Treatment for peripheral artery disease has two major goals:
Manage symptoms, such as leg pain, so that you can resume physical activities
Halt the steady progression of atherosclerosis through the body to lower the risk of stroke and heart attack.
Early management of peripheral artery disease can be regulated with lifestyle changes such as regular exercise and cutting out habits such as smoking.
If you have symptoms of peripheral artery disease, please seek out additional medical treatment. Your healthcare provider may be able to put you on a treatment plan that prevents blood clots, control pain, and lower blood pressure and cholesterol.
Cholesterol-lowering medications. A strain, or cholesterol lowering medication can help reduce the risk of stroke and heart attacks.
The goal for individuals with peripheral artery disease is to reduce ‘bad’ cholesterol known as low-density lipoprotein (LDL) to less than 100 milligrams per deciliter (mg/dL), or 2.6 millimoles per liter (mmol/L). If you have other risk factors for heart attack or stroke, such as extensive smoking or diabetes the goal is even lower.
High blood pressure medications. Your healthcare provider may also provide you with a medication to lower your blood pressure.
Blood pressure is measured in two numbers. The top number measures the pressure in your arteries when your heart beats (systolic pressure) and the bottom measures the pressure in your arteries between beats (diastolic pressure).

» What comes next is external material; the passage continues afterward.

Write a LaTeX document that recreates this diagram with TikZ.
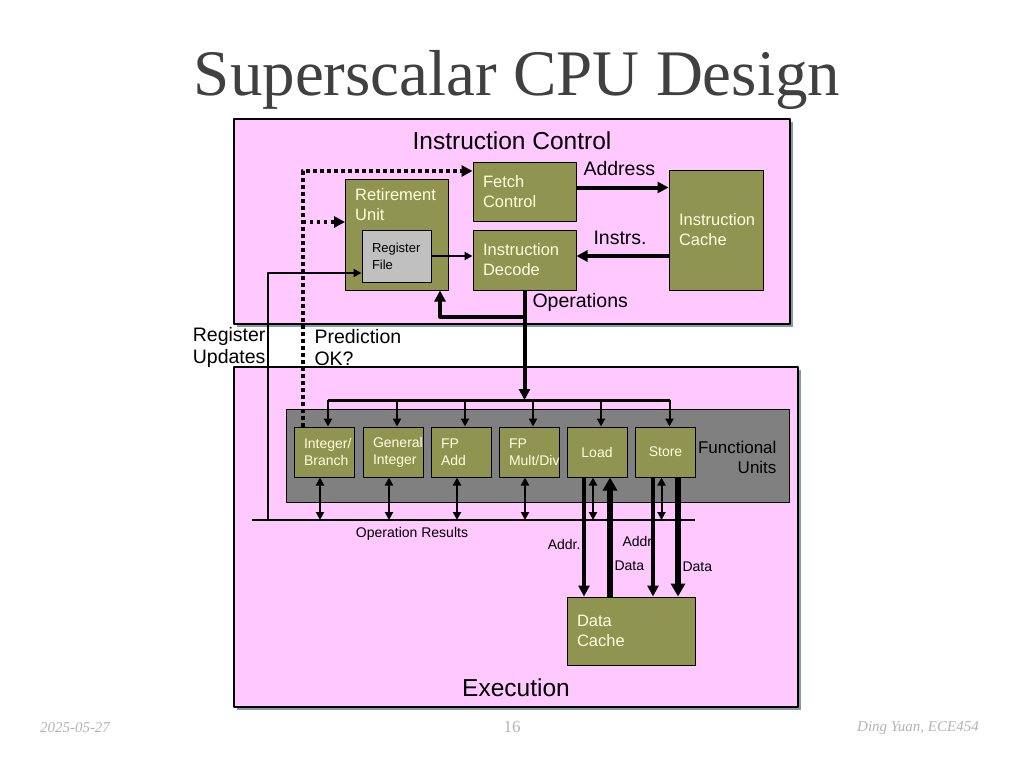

Patients should strive for a reading that is less than 130/80 mm HG (millimeters of mercury). This is the standard for anyone with chronic kidney disease, coronary artery disease, or diabetes. Achieving this is the goal for healthy adults over the age of 65 and health adults under the age of 65 with a 10% or higher risk of developing cardiovascular disease in the next 10 years.
Medication to control blood sugar. In patients with diabetes it is even more important to regular your blood glucose (sugar) levels. Your doctor will help to assign blood glucose goals and assist you in meeting them.
Medications to prevent blood clots. Because of the correlation of reduced blood flow to limbs and peripheral artery disease it is imperative to take steps to improve the flow.
Daily aspirin therapy or a clopidogrel (Plavix) can be prescribed by your doctor as treatment.
Symptom-relief medications. Drugs like cilostazol helps to increase blood flow to the limbs by expanding the blood vessels and thinning the blood. It targets the symptoms of claudication - leg pain - for people who have peripheral artery disease. Notable side effects of this medication include diarrhea and headache.
Alternatively, patients can be prescribed pentoxifylline. While the side effects of this medication are mild to nonexistent, it is notably less effective than cilostazol.
Angioplasty and surgery
In some cases, other methods may need to be explored in treating peripheral artery disease that is causing claudication, such as: surgery or angioplasty.
Angioplasty. A catheter is threated through a blood vessel to the affected artery. At the site a small balloon is inflated to reopen the artery and flatten the blockage into the wall of the artery while stretching the artery to increase blood flow.
A stent or mesh framework may be inserted into the artery to help keep it open.
Bypass surgery. A doctor may also create a graft bypass by utilizing a vessel from a different part of your body or a synthetic fabric. This allows the blood to flow around the blocked or narrowed artery.
Thrombolytic therapy. Your healthcare provider may inject a drug into your artery to dissolve the clot that is causing the blockage.